Likelihood: poop emoji
Send Down Guillermo
Look, this would be ridiculous. It’s tough enough that they’ve given Ichiro as much playing time as they have, but actually getting rid of the one left fielder who’s shown a pulse so far would be… well, I would be upset. That said, I have this weird feeling it might happen. You are all very entitled to meLLtdown if this happens, honestly. You have my blessing. (Sorry, comment mods.)
Carry Five Outfielders
Sigh. We already have a quote from Jerry Dipoto this week indicating they’re ready to do this. I am not one to take many things he says on subjects like this as gospel—while I remain a big proponent of his tenure, he is a remarkably adept public representative of the club, and that includes his ability to do what I will generously call spin iffy moves that are the often the result of requirements from above. Saying he’s going to carry five outfielders could just be public spin in advance of another move because he is, after all, Jerry Dipoto, and creative roster moves are what Jerry Dipoto does. Looking over the options, though, and at least for a time I don’t see which of these options is more likely than just… carrying five outfielders. And, uh, not playing one of them? Which should be Ichiro. Yeah, they shouldn’t play Ichiro.
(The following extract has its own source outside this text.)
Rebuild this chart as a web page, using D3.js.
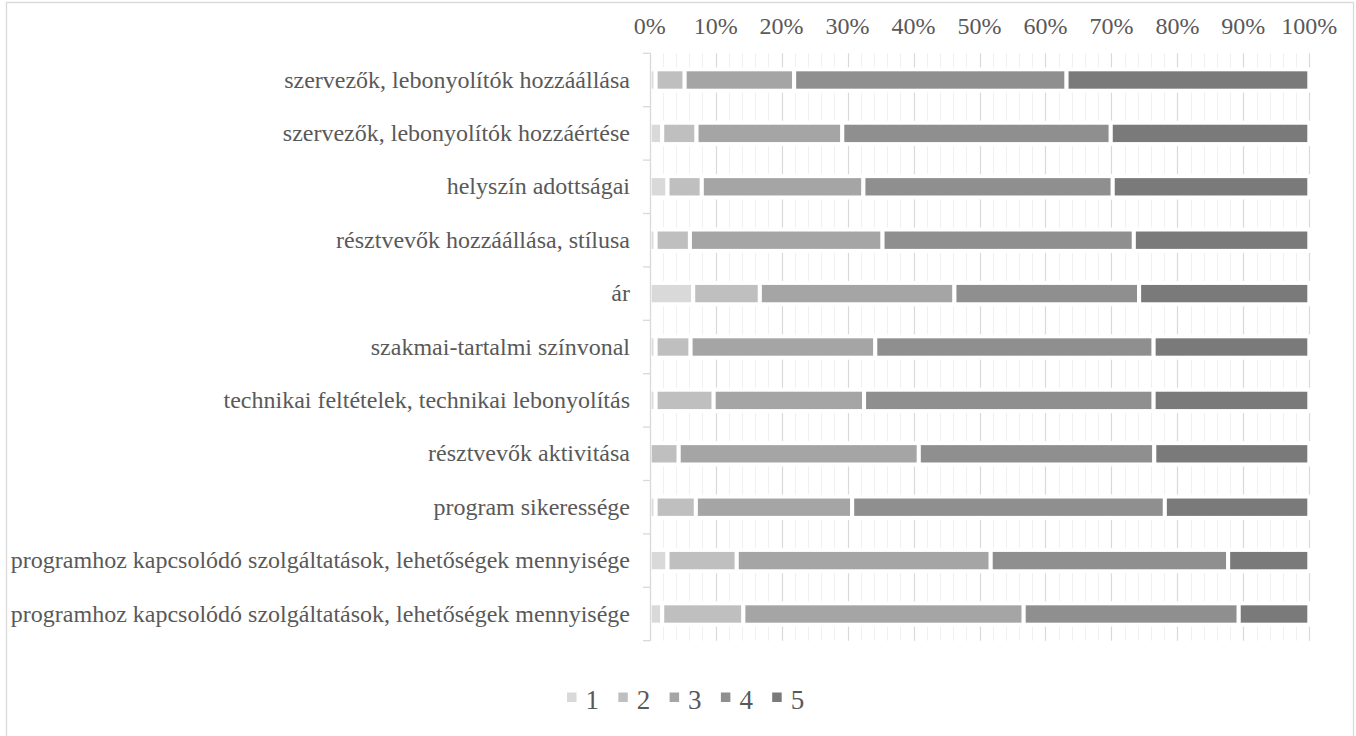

I don’t know what’s going to happen tomorrow. The club currently appears to be painted into a corner. The thing about this corner, as I have already said a couple times and as we all have said for a month and a half, is that it was really, really, really easy to see this one coming—like, traffic jam on a snow day with an overturned tanker and fuel spill on I-5 easy—and so I do still think the club must have had a discussion with Ichiro and prepared an exit strategy. Without knowing the particulars, though, we can’t really say what that strategy is. The anticipation is so great!